Elsewhere in Mallows Bay, there are unmarked and unmapped remains dating as far back as the Revolutionary War. During the Civil War, this stretch of the Potomac shoreline was heavily fortified to face the possibility of a cross-river confederate attack. Native American artifacts dating as far back 12,000 years have been found in the area. It’s nice to have these facts in pocket while perusing the watery landscape, giving fuel to imagine how Mallows Bay’s history over time has accumulated cultural layers.  

This time, I followed the self-guided tour map’s instructions, heading out to the Accomac, then turned upriver across open water toward the Georgia-built Casmalia. Rounding her, I pointed toward Grady’s Spit, a small protuberance of shoreline festooned with what the storms have brought in—Igloo coolers and deck chairs tangled up with large tree limbs. The return trip along the coastline, put me up close and personal with the wrecks. Some vessels are grouped together, such as the Three Sisters Wrecks, lined up next to one another, and the Flowerpot Wrecks, so named because of their profusions of vegetation.
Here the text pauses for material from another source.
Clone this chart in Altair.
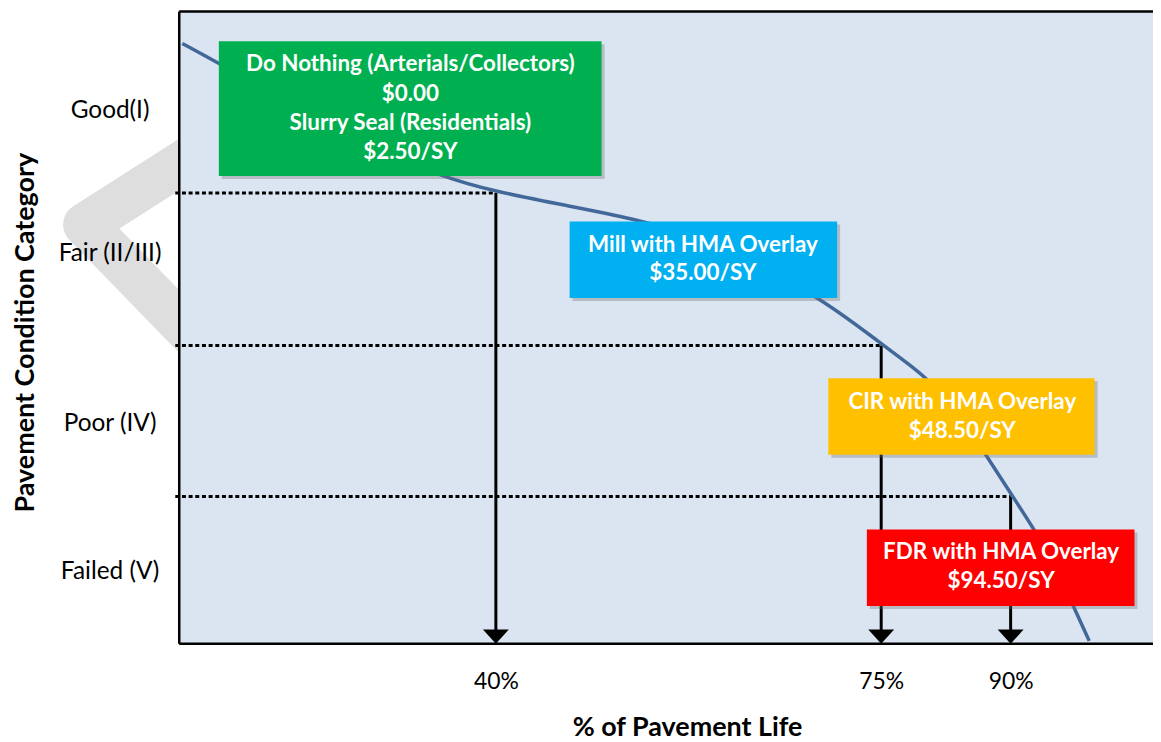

Others are named individually, like the SS Afraina, known to have made at least one trans-Atlantic voyage, and the SS Boone, christened by First Lady Edith Wilson before a crowd of thousands. 

As I glided, I encountered a floating piece of waterlogged lumber, maybe ten feet long and eight-inches square, too heavy to for one man to pick up. It looked like old-growth timber, and probably broke loose from one of ghost fleet’s roster. It was encrusted with small mollusks and insect larvae, a reminder of how alive Mallows Bay is thanks to the wrecks. As spring arrives, the damselflies and dragonflies hatch, and the bass will rise to the occasion. The wildlife must be accustomed to the substantial engine noise emanating from Quantico’s many military fly-overs. 

The entire route is a mere 2.5 miles, and any navigational confusion can be easily cleared up by heading for marked buoys, which bear numbers for corresponding points of interest on the map. It’s slow-going, so schedule about two hours to enjoy it. Just make sure to grab the map and bring it with you, and remember to leave the fancy kayak at home.